Auntie Diane adopted Carole in a private Hunka Ceremony, and passed her a medicine bundle. “I will be an expensive teacher,” she explained, “because you will have to call me long-distance every week.” Today, Carole misses those weekly calls, which she made faithfully until Auntie Diane crossed over in 2006.

Water is Life Walks

In 2011, Carole was experiencing high blood pressure and took the question into Prayer about how to renew her next four-year commitment to Sun Dance: should she dance only three days each year? A white earwig appeared during her Vision Quest, with the communication that it was time to switch the four-year commitment from the Sun Dance to Walking the Water. Carole did not delay: she completed that year’s Sun Dance and conducted her first Water is Life Walk that same summer.

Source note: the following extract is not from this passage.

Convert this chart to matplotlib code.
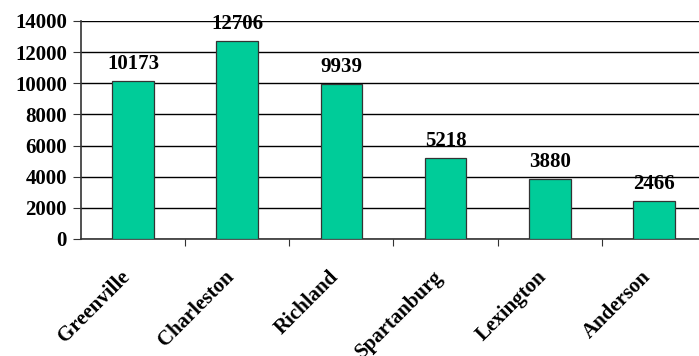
import numpy as np
import matplotlib
matplotlib.use("Agg")
import matplotlib.pyplot as plt
import matplotlib.transforms as mtransforms
from matplotlib.ticker import FixedLocator

counties = ["Greenville", "Charleston", "Richland", "Spartanburg", "Lexington", "Anderson"]
counts = [10173, 12706, 9939, 5218, 3880, 2466]
y_ticks = [0, 2000, 4000, 6000, 8000, 10000, 12000, 14000]

plt.rcParams["font.family"] = "Liberation Serif"
plt.rcParams["font.weight"] = "bold"

fig = plt.figure(figsize=(6.99, 3.56), dpi=100)
# axes runs a little past the right edge of the canvas
ax = fig.add_axes([81 / 699, 117 / 356, 625 / 699, 218 / 356])

x = np.arange(len(counties))
ax.bar(x, counts, width=0.4, color="#00CC99", edgecolor="#333333", linewidth=0.9, zorder=3)

# value labels sit under the gridlines
for xi, v in zip(x, counts):
    ax.text(xi, v + 450, str(v), ha="center", va="bottom", fontsize=15,
            fontweight="bold", zorder=0.4)

ax.set_xlim(-0.5, len(counties) - 0.5)
ax.set_ylim(0, 14000)
ax.set_yticks(y_ticks)
ax.set_yticklabels([str(t) for t in y_ticks], fontsize=15, fontweight="bold")
ax.set_axisbelow(True)
ax.yaxis.grid(True, color="black", linewidth=1.0)

# category labels sit between boundary ticks
ax.xaxis.set_major_locator(FixedLocator(np.arange(0.5, len(counties) - 0.5, 1.0)))
ax.xaxis.set_major_formatter(plt.NullFormatter())
ax.set_xticks(x, minor=True)
ax.set_xticklabels(counties, minor=True, rotation=45, ha="right", va="top",
                   rotation_mode="anchor", fontsize=15, fontweight="bold")
ax.tick_params(axis="x", which="minor", length=0, pad=20)
ax.tick_params(axis="x", which="major", length=5, direction="out", color="#333333")
ax.tick_params(axis="y", length=6, direction="out", color="#333333", pad=4)

shift = mtransforms.ScaledTranslation(-13 / 100, 0, fig.dpi_scale_trans)
for lbl in ax.xaxis.get_minorticklabels():
    lbl.set_transform(lbl.get_transform() + shift)

for side in ["top", "right"]:
    ax.spines[side].set_visible(False)
ax.spines["left"].set_color("#333333")
ax.spines["bottom"].set_color("#333333")
ax.spines["left"].set_linewidth(1.2)
ax.spines["bottom"].set_linewidth(1.2)

fig.savefig("out.png", dpi=100)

The next year, for her second Walk (2012), Carole was ready to embark when her friend, Raven Redbone, told her that Josephine Mandamin would be speaking nearby at Evergreen College. Josephine invited Carole to wait a few more days so that she could participate in the special “Paddle to Squaxin” sea canoe event. Paddlers from 102 canoes poured water from their points of origin (not only North America) into the Budd Inlet at the Port of Olympia. Carole then collected water from the shore. She carried that water across the country, along the way collecting discrete amounts of water from 28 sacred sites, all the way to Indian Island in Penobscot Maine. There she “married the waters” from the East Coast, the West Coast and points in-between to illustrate the primary lesson of water: unity.

Once water is mixed with other water, it is indistinguishable: you can no longer separate out which water came from where. This is a lesson of getting along with each other that humans need to (re)learn: we are all one.

“We Are Water”

The 2018 Walk is along the Howsatunnuck River (Housatonic) with Headwaters in Massachusetts and New York, running down through the Berkshires and Central Connecticut to the Long Island Sound.

This river was suggested to Grandmother Carole by Micah Big Wind Lott, who was supporting actions against the illegal extension of a fracked gas pipeline in the Otis State Forest in western Massachusetts. It is mind-boggling to comprehend the poison in this river, given the pervasive gorgeousness of the landscape. Fishermen, kayakers, and tourists gawk at the beauty. But what do they make of the signs warning of fish you cannot eat and water you cannot enter, should not even touch?

Sachem Hawk Storm, of the Schaghticoke, admitting to his daughters that he licks rocks.
Sachem Hawk Storm, of the Schaghticoke, admitting to his daughters that he licks rocks.

One evening on the Walk, we were treated to a cozy dinner with Schaghticoke Sachem Hawk Storm and his family. Grandmother and Hawk spoke of many things, but mostly we laughed. Some of the more serious topics included the inadequacy of the English language for conveying the sacred nature of water, the absence of a discrete word for time in some indigenous languages, and being heyoka. At one potent moment, Hawkstorm emphasized that we (humans) are water. The emphasis on language—how to say things properly—seemed (to me/nerdy white grrl) similar to the prayer Grandmother has taught us to offer whenever we cross a waterway: seeking permission to cross.

We ask permission, she explains, because water can either be soft and gentle or hard and forceful. The gesture of asking could be literal, yet it is the ritual of asking that is most significant because it is about an orientation to the water. Seeking permission is a way of showing respect and remembering relationship—of affirming kinship and connection of humans and water. Language and language use is also about orientation: soft and gentle or hard and forceful.

For a few millenia, the hard aspect of language has sent us spiraling toward disaster. We must re-orient ourselves, somehow, so that we can slow and divert the onrush. Humans have two unique tools for this task: our languages and our cultures. Spending a month walking 220 miles in the company of a river will not automatically cleanse it of pollutants or free it from dams. But devoting such time to thinking about and caring for the water is a way to signal the intention of doing whatever it takes to ensure this water is clean and free-flowing for the next seventh generation.